— BEGIN Data provided —

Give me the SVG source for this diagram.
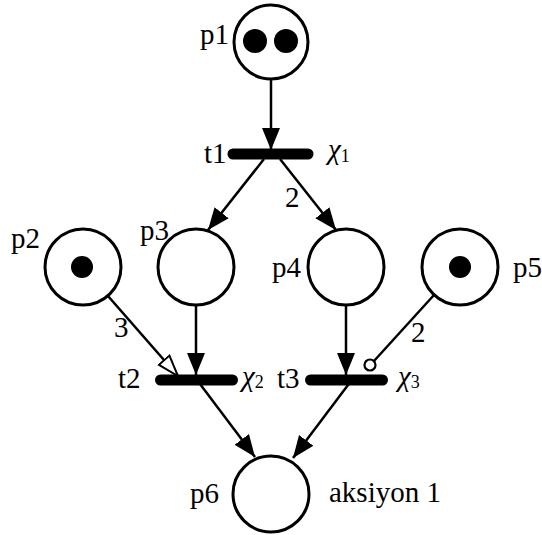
<svg xmlns="http://www.w3.org/2000/svg" width="542" height="535" viewBox="0 0 542 535" font-family="Liberation Serif">
<style>
.place{fill:#fff;stroke:#000;stroke-width:3}
.tok{fill:#000}
.bar{stroke:#000;stroke-width:11;stroke-linecap:round}
.arc{stroke:#000;stroke-width:2.5;fill:none}
</style>
<defs>
<marker id="ah" markerUnits="userSpaceOnUse" markerWidth="24" markerHeight="20" refX="22" refY="9" orient="auto"><path d="M0,0 L22,9 L0,18 z" fill="#000"/></marker>
<marker id="oh" markerUnits="userSpaceOnUse" markerWidth="26" markerHeight="20" refX="22" refY="8" orient="auto"><path d="M1,1 L22,8 L1,15 z" fill="#fff" stroke="#000" stroke-width="2"/></marker>
</defs>
<rect width="542" height="535" fill="#fff"/>
<g id="connectors">
<line class="arc" x1="271" y1="80" x2="271" y2="150" marker-end="url(#ah)"/>
<line class="arc" x1="264" y1="159" x2="208" y2="230" marker-end="url(#ah)"/>
<line class="arc" x1="280" y1="159" x2="336" y2="230" marker-end="url(#ah)"/>
<line class="arc" x1="108" y1="296" x2="178" y2="376" marker-end="url(#oh)"/>
<line class="arc" x1="196" y1="305" x2="196" y2="375" marker-end="url(#ah)"/>
<line class="arc" x1="346" y1="305" x2="346" y2="375" marker-end="url(#ah)"/>
<line class="arc" x1="434" y1="295" x2="374" y2="361"/>
<circle cx="370" cy="365" r="5.5" fill="#fff" stroke="#000" stroke-width="2.2"/>
<line class="arc" x1="197" y1="380" x2="255" y2="457" marker-end="url(#ah)"/>
<line class="arc" x1="351" y1="381" x2="293" y2="458" marker-end="url(#ah)"/>
<text x="285" y="207" style="font-family:'Liberation Serif',serif;font-size:29px">2</text>
<text x="114" y="337" style="font-family:'Liberation Serif',serif;font-size:29px">3</text>
<text x="411" y="342" style="font-family:'Liberation Serif',serif;font-size:29px">2</text>
</g>
<g id="p1"><circle class="place" cx="271" cy="42" r="37"/><circle class="tok" cx="255" cy="41" r="12"/><circle class="tok" cx="286" cy="41" r="12"/><text x="200" y="44" style="font-family:'Liberation Serif',serif;font-size:29px">p1</text></g>
<g id="t1"><line class="bar" x1="233" y1="154" x2="308" y2="154"/><text x="204" y="163" style="font-family:'Liberation Serif',serif;font-size:29px">t1</text><text x="328" y="159" style="font-family:'Liberation Serif',serif;font-size:29px;font-style:italic">χ<tspan style="font-style:normal;font-size:18px" y="162">1</tspan></text></g>
<g id="p2"><circle class="place" cx="83" cy="267" r="38"/><circle class="tok" cx="82" cy="267" r="11"/><text x="11" y="248" style="font-family:'Liberation Serif',serif;font-size:29px">p2</text></g>
<g id="p3"><circle class="place" cx="196" cy="267" r="38"/><text x="140" y="240" style="font-family:'Liberation Serif',serif;font-size:29px">p3</text></g>
<g id="p4"><circle class="place" cx="346" cy="267" r="38"/><text x="272" y="277" style="font-family:'Liberation Serif',serif;font-size:29px">p4</text></g>
<g id="p5"><circle class="place" cx="460" cy="267" r="38"/><circle class="tok" cx="460" cy="267" r="11"/><text x="513" y="277" style="font-family:'Liberation Serif',serif;font-size:29px">p5</text></g>
<g id="t2"><line class="bar" x1="160.5" y1="380" x2="232.5" y2="380"/><text x="118" y="388" style="font-family:'Liberation Serif',serif;font-size:29px">t2</text><text x="242" y="386" style="font-family:'Liberation Serif',serif;font-size:29px;font-style:italic">χ<tspan style="font-style:normal;font-size:18px" y="388">2</tspan></text></g>
<g id="t3"><line class="bar" x1="310.5" y1="380" x2="382.5" y2="380"/><text x="277" y="388" style="font-family:'Liberation Serif',serif;font-size:29px">t3</text><text x="398" y="386" style="font-family:'Liberation Serif',serif;font-size:29px;font-style:italic">χ<tspan style="font-style:normal;font-size:18px" y="388">3</tspan></text></g>
<g id="p6"><circle class="place" cx="271" cy="494" r="38"/><text x="190" y="503" style="font-family:'Liberation Serif',serif;font-size:29px">p6</text><text x="329" y="502" style="font-family:'Liberation Serif',serif;font-size:29px">aksiyon 1</text></g>
</svg>
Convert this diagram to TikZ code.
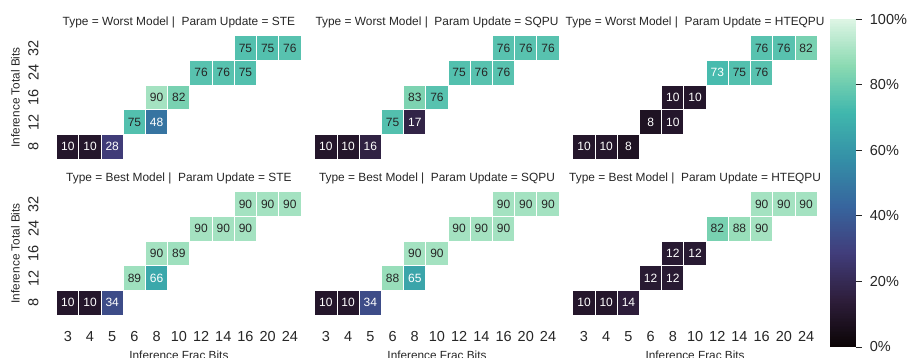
\documentclass[tikz,border=0pt]{standalone}
\usepackage{fontspec}
\setmainfont{Liberation Sans}
\definecolor{txt}{HTML}{262626}

% piecewise-linear "mako" colour map, value in percent -> colour #2
\newcommand\setmako[2]{%
  \pgfmathsetmacro\mkv{max(0,min(99.999,#1))*0.07}%
  \pgfmathtruncatemacro\mks{floor(\mkv)}%
  \pgfmathtruncatemacro\mksn{\mks+1}%
  \pgfmathsetmacro\mkt{\mkv-\mks}%
  \pgfmathtruncatemacro\mkr{round({11,46,65,55,52,64,139,222}[\mks]*(1-\mkt)+{11,46,65,55,52,64,139,222}[\mksn]*\mkt)}%
  \pgfmathtruncatemacro\mkg{round({4,30,61,101,143,183,218,245}[\mks]*(1-\mkt)+{4,30,61,101,143,183,218,245}[\mksn]*\mkt)}%
  \pgfmathtruncatemacro\mkb{round({5,59,123,158,167,173,178,229}[\mks]*(1-\mkt)+{5,59,123,158,167,173,178,229}[\mksn]*\mkt)}%
  \definecolor{#2}{RGB}{\mkr,\mkg,\mkb}%
}

% one heat-map panel: #1 name, #2 left x, #3 top y, #4 title, #5 the 13 cell values
\newcommand\heatpanel[5]{%
  \node[paneltitle] (#1-t) at ({#2+122.2},{#3-9.7}) {#4};
  \foreach \v [count=\k from 0] in {#5} {
    \pgfmathtruncatemacro\cc{{8,9,10,6,7,8,4,5,3,4,0,1,2}[\k]}
    \pgfmathtruncatemacro\rr{{0,0,0,1,1,1,2,2,3,3,4,4,4}[\k]}
    \setmako{\v}{mk}
    \ifnum\v<74 \def\tc{white}\else\def\tc{txt}\fi
    \node[cell, fill=mk, text=\tc] (#1-\k) at ({#2+(\cc+0.5)*22.21},{#3+(\rr+0.5)*24.7}) {\v};
  }
}

\begin{document}
\begin{tikzpicture}[x=1pt,y=-1pt,
  cell/.style={draw=white, line width=1pt, minimum width=22.21pt, minimum height=24.7pt,
    inner sep=0pt, font=\fontsize{12}{14}\selectfont},
  paneltitle/.style={anchor=base, text=txt, inner sep=0pt, font=\fontsize{11.9}{14}\selectfont},
  ticklab/.style={text=txt, inner sep=0pt, font=\fontsize{14.5}{17}\selectfont},
  axlab/.style={text=txt, inner sep=0pt, font=\fontsize{11.8}{14}\selectfont},
  cbtick/.style={draw=txt, line width=0.9pt}]

\useasboundingbox (0,0) rectangle (909,358);
\clip (0,0) rectangle (909,358);

% panels
\heatpanel{ws}{56.7}{35.7}{Type = Worst Model |\ \ Param Update = STE}{75,75,76,76,76,75,90,82,75,48,10,10,28}
\heatpanel{wq}{314.8}{35.7}{Type = Worst Model |\ \ Param Update = SQPU}{76,76,76,75,76,76,83,76,75,17,10,10,16}
\heatpanel{wh}{572.9}{35.7}{Type = Worst Model |\ \ Param Update = HTEQPU}{76,76,82,73,75,76,10,10,8,10,10,10,8}
\heatpanel{bs}{56.7}{191.7}{Type = Best Model |\ \ Param Update = STE}{90,90,90,90,90,90,90,89,89,66,10,10,34}
\heatpanel{bq}{314.8}{191.7}{Type = Best Model |\ \ Param Update = SQPU}{90,90,90,90,90,90,90,90,88,65,10,10,34}
\heatpanel{bh}{572.9}{191.7}{Type = Best Model |\ \ Param Update = HTEQPU}{90,90,90,82,88,90,12,12,12,12,10,10,14}

% y tick labels and axis labels (left column)
\foreach \top/\p in {35.7/w,191.7/b} {
  \foreach \lab [count=\r from 0] in {32,24,16,12,8}
    \node[ticklab, rotate=90] (\p-y\r) at (33.5,{\top+(\r+0.5)*24.7}) {\lab};
  \node[axlab, rotate=90] (\p-ylab) at (15.5,{\top+61.75}) {Inference Total Bits};
}

% x tick labels and axis labels (bottom row)
\foreach \left/\p in {56.7/s,314.8/q,572.9/h} {
  \foreach \lab [count=\c from 0] in {3,4,5,6,8,10,12,14,16,20,24}
    \node[ticklab] (x\p\c) at ({\left+(\c+0.5)*22.21},336.7) {\lab};
  \node[axlab, anchor=base] (xlab\p) at ({\left+122.2},359.8) {Inference Frac Bits};
}

% colour bar, built from thin slices
\foreach \k in {0,...,199} {
  \setmako{\k/2+0.25}{cb}
  \fill[cb] (830,{347-\k*1.6385}) rectangle (855.7,{347-(\k+1)*1.6385-0.4});
}
\foreach \val [count=\i from 0] in {0,20,40,60,80,100} {
  \coordinate (cbt\i) at (855.7,{347-\val*3.277});
  \draw[cbtick] (cbt\i) -- ++(6.5,0);
  \node[ticklab, anchor=west] (cbl\i) at ([xshift=14pt]cbt\i) {\val\%};
}
\end{tikzpicture}
\end{document}
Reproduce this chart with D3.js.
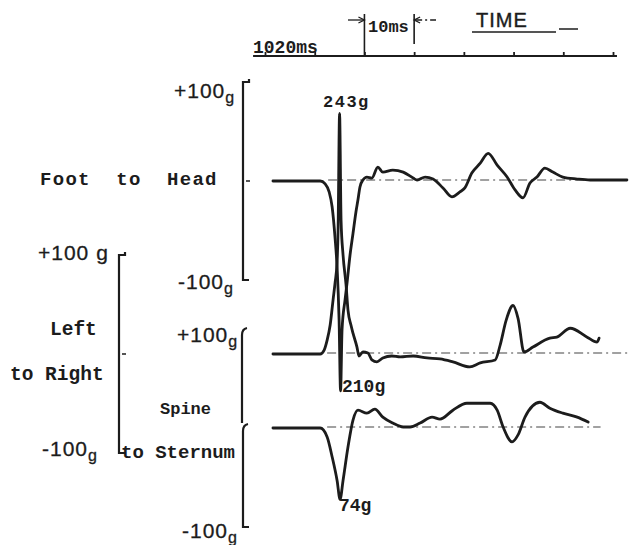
<!DOCTYPE html>
<html>
<head>
<meta charset="utf-8">
<script src="https://cdn.jsdelivr.net/npm/d3@7"></script>
<style>
  body { margin: 0; background: #fff; }
  text { fill: #1c1c1c; }
</style>
</head>
<body>
<script>
// time ticks (ms)
var timeTicks = [1020, 1030, 1040, 1050, 1060, 1070, 1080, 1090];

// Foot to Head trace (ms, g)
var ftT = [1021.6, 1031.1, 1032.1, 1032.9, 1033.5, 1034.1, 1034.5, 1034.9, 1035.2, 1035.5, 1036.1, 1036.5, 1037.1, 1037.7, 1038.3, 1038.7, 1039.1, 1039.7, 1040.5, 1041.5, 1042.7, 1043.7, 1045.7, 1047.8, 1049.8, 1050.6, 1052.2, 1053.8, 1055.8, 1057.6, 1059.2, 1060.2, 1061.6, 1063.3, 1064.9, 1066.7, 1068.7, 1070.3, 1071.9, 1073.3, 1074.7, 1076.3, 1077.9, 1079.9, 1082.8, 1085.4, 1092.8];
var ftG = [0, 0, -3, -11, -26, -58, -87, -140, -212, -150, -120, -103, -75, -53, -31, -19, -6, 1, 4, 3, 14, 9, 11, 9, 3, 1, 4, 2, -7, -16, -11, -7, 8, 18, 28, 16, 4, -9, -17, -2, 4, 13, 9, 4, 2, 1, 1];

// Left to Right trace (ms, g)
var lrT = [1021.6, 1031.1, 1031.9, 1032.5, 1033.1, 1033.7, 1034.1, 1034.5, 1034.7, 1035.0, 1035.3, 1035.7, 1036.3, 1036.7, 1037.3, 1037.7, 1038.5, 1038.9, 1039.7, 1040.7, 1041.5, 1042.5, 1043.7, 1045.5, 1047.2, 1049.8, 1052.6, 1055.2, 1057.8, 1061.2, 1063.3, 1066.3, 1067.3, 1068.5, 1069.9, 1070.9, 1072.1, 1073.9, 1077.3, 1078.7, 1081.4, 1084.8, 1086.8, 1087.2];
var lrG = [0, 0, 4, 14, 29, 55, 72, 93, 125, 243, 135, 100, 70, 44, 29, 21, 7, -2, 2, 1, -6, -8, -4, -2, -3, -2, -4, -5, -8, -13, -9, -6, 9, 34, 49, 36, 2, 7, 16, 17, 26, 17, 12, 16];

// Spine to Sternum trace (ms, g)
var ssT = [1021.6, 1031.1, 1032.5, 1033.5, 1034.5, 1035.1, 1035.7, 1036.7, 1037.7, 1038.7, 1040.5, 1042.1, 1043.7, 1045.7, 1047.8, 1049.2, 1051.2, 1053.6, 1055.2, 1057.8, 1060.6, 1065.3, 1066.7, 1067.9, 1069.7, 1070.9, 1072.3, 1075.3, 1077.3, 1079.9, 1082.8, 1085.0];
var ssG = [0, 0, -9, -29, -53, -72, -53, -19, 8, 18, 15, 19, 11, 5, 1, 1, 5, 11, 9, 18, 25, 25, 18, 1, -14, -7, 11, 26, 20, 15, 11, 6];

var rangeLabels = ["+100", "-100"];
var peakLabels = ["243g", "210g", "74g"];

function main() {
  var w = 629, h = 545;
  var ink = "#1c1c1c";
  var mono = "'Liberation Mono', 'DejaVu Sans Mono', monospace";
  var sans = "'Liberation Sans', Arial, sans-serif";

  var svg = d3.select("body").append("svg")
    .attr("width", w)
    .attr("height", h);

  var x = d3.scaleLinear().domain([1020, 1090]).range([265, 613]);

  // one y scale per channel, +-100g is about 99px
  function yScale(base) {
    return d3.scaleLinear().domain([-100, 100]).range([base + 99, base - 99]);
  }
  var yFt = yScale(181), yLr = yScale(354), ySs = yScale(428);

  // ---- time axis at the top
  var axisY = 56;
  svg.append("line")
    .attr("x1", x(1017.6)).attr("x2", x(1090.8))
    .attr("y1", axisY).attr("y2", axisY)
    .attr("stroke", ink).attr("stroke-width", 1.8);

  var ax = svg.append("g")
    .attr("transform", "translate(0," + axisY + ")")
    .call(d3.axisTop(x).tickValues(timeTicks).tickSize(4).tickFormat(""));
  ax.select(".domain").remove();
  ax.selectAll(".tick line").attr("stroke", ink).attr("stroke-width", 1.8);

  // 10ms marker
  svg.append("line").attr("x1", x(1040)).attr("x2", x(1040)).attr("y1", 14).attr("y2", axisY)
    .attr("stroke", ink).attr("stroke-width", 1.6);
  svg.append("line").attr("x1", x(1050)).attr("x2", x(1050)).attr("y1", 14).attr("y2", 44)
    .attr("stroke", ink).attr("stroke-width", 1.6);
  svg.append("line").attr("x1", 348).attr("x2", x(1040)).attr("y1", 20).attr("y2", 20)
    .attr("stroke", ink).attr("stroke-width", 1.3);
  svg.append("path").attr("d", "M" + (x(1040) - 6) + ",17 L" + x(1040) + ",20 L" + (x(1040) - 6) + ",23")
    .attr("fill", "none").attr("stroke", ink).attr("stroke-width", 1.3);
  svg.append("line").attr("x1", x(1050)).attr("x2", 436).attr("y1", 20).attr("y2", 20)
    .attr("stroke", ink).attr("stroke-width", 1.3).attr("stroke-dasharray", "8,3,2,3");
  svg.append("path").attr("d", "M" + (x(1050) + 6) + ",17 L" + x(1050) + ",20 L" + (x(1050) + 6) + ",23")
    .attr("fill", "none").attr("stroke", ink).attr("stroke-width", 1.3);

  svg.append("text").attr("x", 368).attr("y", 32)
    .style("font-family", mono).style("font-size", "17px").style("font-weight", "bold")
    .text("10ms");
  svg.append("text").attr("x", 253).attr("y", 53)
    .style("font-family", mono).style("font-size", "18px").style("font-weight", "bold")
    .text("1020ms");
  svg.append("text").attr("x", 476).attr("y", 27)
    .style("font-family", sans).style("font-size", "20px").style("letter-spacing", "1px")
    .style("stroke", ink).style("stroke-width", "0.4px")
    .text("TIME");
  svg.append("line").attr("x1", 472).attr("x2", 556).attr("y1", 32).attr("y2", 32)
    .attr("stroke", ink).attr("stroke-width", 1.5);
  svg.append("line").attr("x1", 559).attr("x2", 578).attr("y1", 29).attr("y2", 29)
    .attr("stroke", ink).attr("stroke-width", 1.5);

  // ---- dash-dot zero lines
  var zeroLines = [
    { y: yFt, from: 1032.7, to: 1092.8 },
    { y: yLr, from: 1032.5, to: 1093.2 },
    { y: ySs, from: 1032.5, to: 1087.5 }
  ];
  zeroLines.forEach(function (z) {
    svg.append("line")
      .attr("x1", x(z.from)).attr("x2", x(z.to))
      .attr("y1", z.y(0) - 1).attr("y2", z.y(0) - 1)
      .attr("stroke", "#444").attr("stroke-width", 1.2)
      .attr("stroke-dasharray", "9,4,2,4");
  });

  // ---- scale brackets
  function bracket(bx, y) {
    var top = y(100), bot = y(-100);
    svg.append("path")
      .attr("d", "M" + (bx + 6) + "," + (top - 3) + " L" + (bx + 6) + "," + top + " L" + bx + "," + top + " L" + bx + "," + bot + " L" + (bx + 6) + "," + bot)
      .attr("fill", "none").attr("stroke", ink).attr("stroke-width", 2.2);
    svg.append("line")
      .attr("x1", bx + 3).attr("x2", bx + 7).attr("y1", y(0)).attr("y2", y(0))
      .attr("stroke", ink).attr("stroke-width", 1.5);
  }
  bracket(243, yFt);
  bracket(119, yLr);
  // spine to sternum bracket is drawn in two halves
  svg.append("path")
    .attr("d", "M247," + (ySs(100) - 1) + " Q242," + ySs(100) + " 242," + (ySs(100) + 6) + " L242," + (ySs(0) - 5))
    .attr("fill", "none").attr("stroke", ink).attr("stroke-width", 2.2);
  svg.append("path")
    .attr("d", "M248," + (ySs(0) - 4) + " Q243," + (ySs(0) - 3) + " 243," + (ySs(0) + 3) + " L243," + ySs(-100) + " L249," + ySs(-100))
    .attr("fill", "none").attr("stroke", ink).attr("stroke-width", 2.2);

  // ---- traces
  var traces = [
    { t: ftT, g: ftG, y: yFt },
    { t: lrT, g: lrG, y: yLr },
    { t: ssT, g: ssG, y: ySs }
  ];
  traces.forEach(function (tr) {
    var line = d3.line()
      .curve(d3.curveMonotoneX)
      .x(function (d, i) { return x(tr.t[i]); })
      .y(function (d) { return tr.y(d); });
    svg.append("path")
      .datum(tr.g)
      .attr("d", line)
      .attr("fill", "none")
      .attr("stroke", ink)
      .attr("stroke-width", 2.8)
      .attr("stroke-linejoin", "round")
      .attr("stroke-linecap", "round");
  });

  // ---- range labels
  function rangeLabel(xp, yp, txt, sub) {
    var t = svg.append("text").attr("x", xp).attr("y", yp)
      .style("font-family", sans).style("font-size", "21px").style("letter-spacing", "1px")
      .style("stroke", ink).style("stroke-width", "0.3px")
      .text(txt);
    if (sub) {
      t.append("tspan").attr("dy", 5).style("font-size", "16px").text("g");
    }
    return t;
  }
  rangeLabel(174, 98, rangeLabels[0], true);
  rangeLabel(178, 289, rangeLabels[1], true);
  rangeLabel(38, 260, rangeLabels[0] + " g", false);
  rangeLabel(42, 456, rangeLabels[1], true);
  rangeLabel(177, 342, rangeLabels[0], true);
  rangeLabel(182, 538, rangeLabels[1], true);

  // ---- channel names
  function name(xp, yp, txt, size, sp) {
    svg.append("text").attr("x", xp).attr("y", yp)
      .style("font-family", mono).style("font-size", size + "px").style("font-weight", "bold")
      .style("letter-spacing", (sp || 0) + "px")
      .style("white-space", "pre")
      .text(txt);
  }
  name(40, 185, "Foot  to  Head", 19, 1.3);
  name(50, 335, "Left", 19.5);
  name(10, 380, "to Right", 19.5);
  name(160, 414, "Spine", 17);
  name(121, 458, "to Sternum", 19);

  // ---- peak labels
  svg.append("text").attr("x", 323).attr("y", 107)
    .style("font-family", mono).style("font-size", "17px").style("font-weight", "bold")
    .style("letter-spacing", "1.5px")
    .text(peakLabels[0]);
  svg.append("text").attr("x", 342).attr("y", 392)
    .style("font-family", mono).style("font-size", "18px").style("font-weight", "bold")
    .text(peakLabels[1]);
  svg.append("text").attr("x", 339).attr("y", 511)
    .style("font-family", mono).style("font-size", "18px").style("font-weight", "bold")
    .text(peakLabels[2]);
}

window.onload = function () {
  main();
};
</script>
</body>
</html>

— END Data provided —

> **Task goal**
Above are some records; quote exactly and only the lines that begin at the line containing "Reproduce this chart with D3.js." and stop after the line containing "17, 12, 16];", leaving out the pictures.

> **Task solution**
Reproduce this chart with D3.js.
<!DOCTYPE html>
<html>
<head>
<meta charset="utf-8">
<script src="https://cdn.jsdelivr.net/npm/d3@7"></script>
<style>
  body { margin: 0; background: #fff; }
  text { fill: #1c1c1c; }
</style>
</head>
<body>
<script>
// time ticks (ms)
var timeTicks = [1020, 1030, 1040, 1050, 1060, 1070, 1080, 1090];

// Foot to Head trace (ms, g)
var ftT = [1021.6, 1031.1, 1032.1, 1032.9, 1033.5, 1034.1, 1034.5, 1034.9, 1035.2, 1035.5, 1036.1, 1036.5, 1037.1, 1037.7, 1038.3, 1038.7, 1039.1, 1039.7, 1040.5, 1041.5, 1042.7, 1043.7, 1045.7, 1047.8, 1049.8, 1050.6, 1052.2, 1053.8, 1055.8, 1057.6, 1059.2, 1060.2, 1061.6, 1063.3, 1064.9, 1066.7, 1068.7, 1070.3, 1071.9, 1073.3, 1074.7, 1076.3, 1077.9, 1079.9, 1082.8, 1085.4, 1092.8];
var ftG = [0, 0, -3, -11, -26, -58, -87, -140, -212, -150, -120, -103, -75, -53, -31, -19, -6, 1, 4, 3, 14, 9, 11, 9, 3, 1, 4, 2, -7, -16, -11, -7, 8, 18, 28, 16, 4, -9, -17, -2, 4, 13, 9, 4, 2, 1, 1];

// Left to Right trace (ms, g)
var lrT = [1021.6, 1031.1, 1031.9, 1032.5, 1033.1, 1033.7, 1034.1, 1034.5, 1034.7, 1035.0, 1035.3, 1035.7, 1036.3, 1036.7, 1037.3, 1037.7, 1038.5, 1038.9, 1039.7, 1040.7, 1041.5, 1042.5, 1043.7, 1045.5, 1047.2, 1049.8, 1052.6, 1055.2, 1057.8, 1061.2, 1063.3, 1066.3, 1067.3, 1068.5, 1069.9, 1070.9, 1072.1, 1073.9, 1077.3, 1078.7, 1081.4, 1084.8, 1086.8, 1087.2];
var lrG = [0, 0, 4, 14, 29, 55, 72, 93, 125, 243, 135, 100, 70, 44, 29, 21, 7, -2, 2, 1, -6, -8, -4, -2, -3, -2, -4, -5, -8, -13, -9, -6, 9, 34, 49, 36, 2, 7, 16, 17, 26, 17, 12, 16];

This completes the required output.